From: Richard Fateman
Subject: Re: ANSI spec brain damaged wrt case in dispatch macro char
Date: Mon, 04 Dec 2000 00:00:00 +0000
Message-ID: <3A2C1A23.99961B49@cs.berkeley.edu>

Erik Naggum wrote:
> 
> * Richard Fateman <·······@cs.berkeley.edu>
> | At the risk of tossing gasoline on a fire that has
> | almost burned out...
> 
>   I think using "braindamaged" about a technical decision like this is
>   indicative of a lack of interest in solving a problem and a desire to
>   toss gasoline on the embers to start a new fire aflaming.
> 
> | I thought what a great application for read table hacking.
> 
>   Really?  That doesn't look awfully smart to me, but OK, let's assume
>   it's a possible application of read tables, not contrived gasoline.

Well, thanks for allowing me to state for the record what occurred
to my own mind!
> 
> | Clearly I should make [ into a dispatch character, and I should use
> | set-dispatch-macro-character to do the processing of  the next
> | modifier character, e.g. F  or s  in the examples above, and collect
> | the arguments.
> 
>   I'd think it would be a lot smarter to read the "list" in as a whole
>   since you would have to read up to the enclosing ] in every "macro",

Sad to say, I learned that not every [ has a matching ].  In fact some
of the "macros" have no arguments and so they look like  [B   ... no
terminator.



>   associate functions with the characters, strings, or symbols that make
>   up the first object, and call the function associated with the first
>   object when you hit that final ].
> 
> | This clear win turns into a sour taste, when debugging since lisp
> | forbids you from separately doing
> |
> | (set-dispatch-macro-character #\[ #\s .... )
> | (set-dispatch-macro-character #\[ #\S .... )
> |
> | from the ANSI spec.
> |  set-dispatch-macro-character causes new-function to be called
> |         when disp-char followed by sub-char is read. If sub-char is a
> |         lowercase letter, it is converted to its uppercase equivalent.
> |         It is an error if sub-char is one of the ten decimal digits.
> 
>   This is a valid _complaint_, of course, even though the application
>   still seems contrived to cause an unnecessary problem and conflict.

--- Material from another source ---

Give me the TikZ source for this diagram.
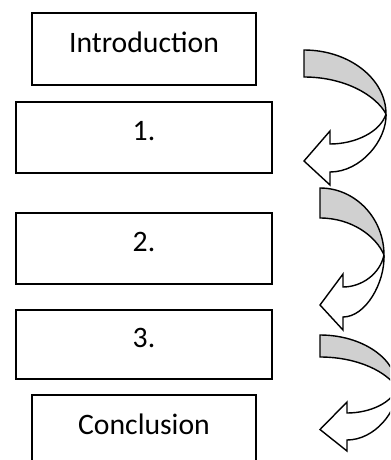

If you want to look at the XDOC specification, I can direct you to a copy.


> 
>  <snip>  ....


>   "characters" in the first place.)
> 
> | Thus the ANSI spec insists on changing #\s  into #\S.
> 
>   That's an amazingly inaccurate statement.
> 
> | This seems totally brain-damaged to me.  It requires that I dispatch
> | to #\S and then look again at the sub-char to see if it was #\s or
> | #\S, in effect dispatching AGAIN.
> 
> (defun macro-case-dispatch (uppercase lowercase)
>   (lambda (stream char infix)
>     (let ((call (if (upper-case-p char) uppercase lowercase)))
>       (if call
>           (funcall call stream char arg)
>         #+allegro (excl::dispatch-char-error stream char arg)))))
> 
>   Now you can do straightforward stuff like this:
> 
> (set-dispatch-macro-character #\# #\Z
>   (macro-case-dispatch #'FOOBAR #'foobar))

This is true, and a nice solution for this particular application
when I can gather up all the pieces for #\Z and #\z. Thanks.

 However, it
does not allow me to separately set the dispatch character separately
for each character:  it forces me to do this in pairs.  If I wanted
to agregate characters I could write a single dispatch function for
all the characters of interest.

And if I wanted to change the meaning of #\z without also knowing
the meanings of #\Z it would be worrisome.  I could extract the old
meaning via get-dispatch-macro-character and embed it in the
new one, I suppose.
<snip>


> (Erik...)

>   _I'm_ annoyed with the proponents of a lower-case Common Lisp that had
>   a chance to affect the standard, because if _they_ had not been so
>   braindamaged, maybe we would've had a lower-case symbol names today.

Interesting thought, but I guess you just had to be there at the time.

RJF

From: Erik Naggum
Subject: Re: ANSI spec brain damaged wrt case in dispatch macro char
Date: Tue, 05 Dec 2000 01:31:36 +0000
Message-ID: <3184968696769937@naggum.net>

* Richard Fateman <·······@cs.berkeley.edu>
| If you want to look at the XDOC specification, I can direct you to a copy.

  Not really.

| This is true, and a nice solution for this particular application when
| I can gather up all the pieces for #\Z and #\z.  Thanks.

  You're welcome.

| However, it does not allow me to separately set the dispatch character
| separately for each character:  it forces me to do this in pairs.  If
| I wanted to agregate characters I could write a single dispatch
| function for all the characters of interest.

  I was looking into a solution to this.  I found it hard to access the
  shared code of the closure, which I would have been able to compare
  with the newly created closure, and it seemed very wrong to try to
  call a function I did not know was a function that was prepared to
  accept different types or numbers of arguments.  I could have relied
  on the arglist or the function-lambda-expression, but these are not
  reliable in a production system.  I could register the functions in a
  hash table of some sort and compare with the stored value and believe
  I could call the function to find out.  The latter _could_ work.  The
  function would then be able to return the upper- or lowercase function
  it would call with an additional argument it would be known to accept,
  such as a keyword argument, like :retrieve, and char being :upper or
  :lower or the actual character.

| And if I wanted to change the meaning of #\z without also knowing the
| meanings of #\Z it would be worrisome.  I could extract the old
| meaning via get-dispatch-macro-character and embed it in the new one,
| I suppose.

  You're welcome to extend the functionality to do that, but I found it
  too much work to finalize for a freebie.

#:Erik
-- 
  "When you are having a bad day and it seems like everybody is trying
   to piss you off, remember that it takes 42 muscles to produce a
   frown, but only 4 muscles to work the trigger of a good sniper rifle."
								-- Unknown